Party Secretary of Tianjin
- In office 22 August 1997 – 25 March 2007
- Preceded by: Nie Bichu
- Succeeded by: Zhang Gaoli

Mayor of Tianjin
- In office 20 June 1993 – 30 May 1998
- Preceded by: Nie Bichu
- Succeeded by: Li Shenglin

Personal details
- Born: 16 July 1939 Nanpi County, Hebei
- Died: 10 January 2008 (aged 68) Tianjin
- Party: Chinese Communist Party
- Alma mater: Tianjin Metallurgical Vocation-Technology Institute

= Zhang Lichang =

Chinese politician

Zhang Lichang (16 July 1939 – 10 January 2008) was a Chinese politician.
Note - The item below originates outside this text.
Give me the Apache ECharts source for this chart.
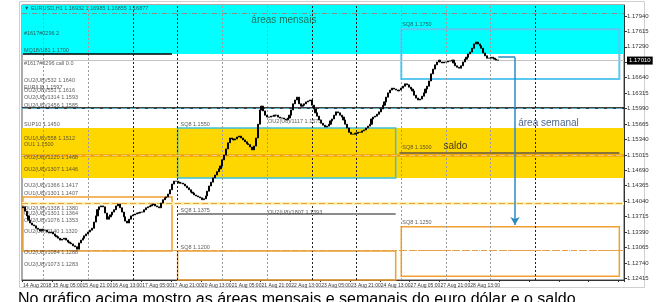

He was a member of the 16th Politburo of the Chinese Communist Party, and the Party Secretary of Tianjin.

Zhang was born in July 1939, in Nanpi County, Hebei. He joined the Communist Youth League of China in April 1955, and began working in May 1958. He rose through a number of positions in Tianjin city government, before becoming mayor and Vice-Party Chief in June 1993. He was elevated to the position of Tianjin Communist Party Secretary in August 1997, and to the Politburo of the Chinese Communist Party in November 2002. He died following an illness on 10 January 2008.